Q. Doesn't the earth produce EMFs?

A. Yes, the earth produces EMFs, mainly in the form of DC (also called static fields). Electric fields are produced by thunderstorm activity in the atmosphere. Near the ground, the DC electric field averages less than 200 volts per meter (V/m). Much stronger fields, typically about 50,000 V/m, occur directly beneath electrical storms.

Magnetic fields are thought to be produced by electric currents flowing deep within the earth's molten core. The DC magnetic field averages around 500 milligauss (mG). This number is larger than typical AC electric power magnetic fields, but DC fields do not create currents in objects in the way that AC fields do.

Q. What happens when I am exposed to EMFs?

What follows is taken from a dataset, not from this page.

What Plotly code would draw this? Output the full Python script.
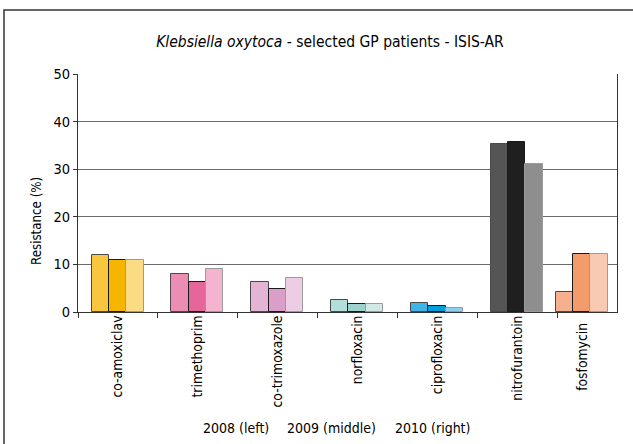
import plotly.graph_objects as go

categories = ["co-amoxiclav", "trimethoprim", "co-trimoxazole", "norfloxacin",
              "ciprofloxacin", "nitrofurantoin", "fosfomycin"]
years = ["2008", "2009", "2010"]
res_2008 = [11.9, 7.9, 6.4, 2.5, 1.9, 35.2, 4.1]
res_2009 = [10.9, 6.2, 4.9, 1.7, 1.2, 35.8, 12.2]
res_2010 = [10.9, 9.0, 7.1, 1.7, 0.8, 31.1, 12.2]
series = [res_2008, res_2009, res_2010]
y_ticks = [0, 10, 20, 30, 40, 50]
legend_texts = ["2008 (left)", "2009 (middle)", "2010 (right)"]

# styling
colors_2008 = ["#F8C73E", "#EE8DB4", "#E3B4D4", "#B3DEDA", "#3EB5E6", "#555555", "#F5B18F"]
colors_2009 = ["#F6B500", "#E5679A", "#DA9FC8", "#9ED2CD", "#009FDB", "#1F1F1F", "#F29B6B"]
colors_2010 = ["#FBDC84", "#F4B3CE", "#ECCDE4", "#D0E9E7", "#8CCFEF", "#8E8E8E", "#F8CAB2"]
bar_colors = [colors_2008, colors_2009, colors_2010]
edge_colors = ["#4a4a4a", "#1a1a1a", "#9a9a9a"]

FONT = "DejaVu Sans Condensed, Liberation Sans, Arial, sans-serif"
W, H = 633, 444
ML, MR, MT, MB = 78, 16, 74, 132

bar_w = 0.217
start = -0.33
last_shift = -0.19

fig = go.Figure()
for i, (yr, vals) in enumerate(zip(years, series)):
    offs = [start + i * bar_w] * len(categories)
    offs[-1] += last_shift
    fig.add_trace(go.Bar(
        x=categories, y=vals, name=yr,
        width=bar_w, offset=offs,
        marker=dict(color=bar_colors[i], line=dict(color=edge_colors[i], width=1)),
        showlegend=False,
    ))

fig.update_layout(
    width=W, height=H,
    margin=dict(l=ML, r=MR, t=MT, b=MB),
    paper_bgcolor="white", plot_bgcolor="white",
    font=dict(family=FONT, size=13, color="#000000"),
    title=dict(text="<i>Klebsiella oxytoca</i> - selected GP patients - ISIS-AR",
               x=330 / W, xanchor="center", xref="container",
               y=1 - 42 / H, yanchor="middle", yref="container",
               font=dict(size=15.5, family=FONT, color="#000000")),
    bargap=0, barmode="overlay",
)

fig.update_xaxes(
    type="category", range=[-0.5, 6.25],
    tickmode="array", tickvals=categories,
    ticktext=categories[:-1] + [""],
    tickangle=-90, tickson="boundaries",
    ticks="outside", ticklen=5, tickcolor="#333333",
    ticklabelstandoff=-3,
    showline=True, linecolor="#333333", linewidth=1,
    showgrid=False, tickfont=dict(size=13.8),
)
fig.update_yaxes(
    range=[0, 50], tickvals=y_ticks,
    ticks="outside", ticklen=4, tickcolor="#333333",
    showline=True, linecolor="#333333", linewidth=1, mirror=True,
    showgrid=True, gridcolor="#6a6a6a", gridwidth=1.2, zeroline=False,
    tickfont=dict(size=14.5),
)

# last category label (squeezed category)
fig.add_annotation(x=6 + last_shift, xref="x", y=-9 / (H - MT - MB), yref="paper",
                   text=categories[-1], textangle=-90, showarrow=False,
                   xanchor="center", yanchor="top", font=dict(size=13.8))

# y-axis title
fig.add_annotation(x=(36 - ML) / (W - ML - MR), xref="paper",
                   y=1 - (221 - MT) / (H - MT - MB), yref="paper",
                   text="Resistance (%)", textangle=-90, showarrow=False,
                   xanchor="center", yanchor="middle", font=dict(size=13.2))

# year legend texts
for txt, cx in zip(legend_texts, [236, 331, 432]):
    fig.add_annotation(x=(cx - ML) / (W - ML - MR), xref="paper",
                       y=-(428 - (H - MB)) / (H - MT - MB), yref="paper",
                       text=txt, showarrow=False, xanchor="center", yanchor="middle",
                       font=dict(size=14))

# outer frame (top and left edges visible)
pw, ph = W - ML - MR, H - MT - MB
fig.add_shape(type="rect", xref="paper", yref="paper",
              x0=(4 - ML) / pw, x1=(W + 20 - ML) / pw,
              y0=-(H + 20 - (H - MB)) / ph, y1=1 + (MT - 10) / ph,
              line=dict(color="#333333", width=1.5), fillcolor="rgba(0,0,0,0)",
              layer="below")

fig.write_html("out.html", config={"displayModeBar": False},
               post_script="document.body.style.margin='0';document.body.style.padding='0';")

A. AC fields create weak electric currents in the bodies of people and animals. This is one reason why there is a potential for EMFs to cause biological effects. As shown on the right, currents from electric and magnetic fields are distributed differently within the body. The amount of this current, even if you are directly beneath a large transmission line, is extremely small (millionths of an ampere). The current is too weak to penetrate cell membranes; it is present mostly between the cells.

Currents from 60-Hz EMFs are weaker than natural currents in the body, such as those from the electrical activity of the brain and heart. Some scientists argue that it is therefore impossible for EMFs to have any important effects. Other scientists argue that, just as a trained ear can pick up a familiar voice or cry in a crowd, so a cell may respond to induced current as a signal, lower in intensity yet detectable even through the background "noise" of the body's natural currents. Numerous laboratory studies have shown that biological effects can be caused by exposure to EMFs (see Biological Studies). In most cases, however, it is not clear how EMFs actually produce these demonstrated effects.

Strong electric fields, such as those found beneath large transmission lines, can cause hair on your exposed head or arms to vibrate slightly at 60 Hz. This is felt by some people as a tingling sensation. EMFs from transmission lines can also in some circumstances cause nuisance shocks from voltages created by EMFs on objects like ungrounded metal fences.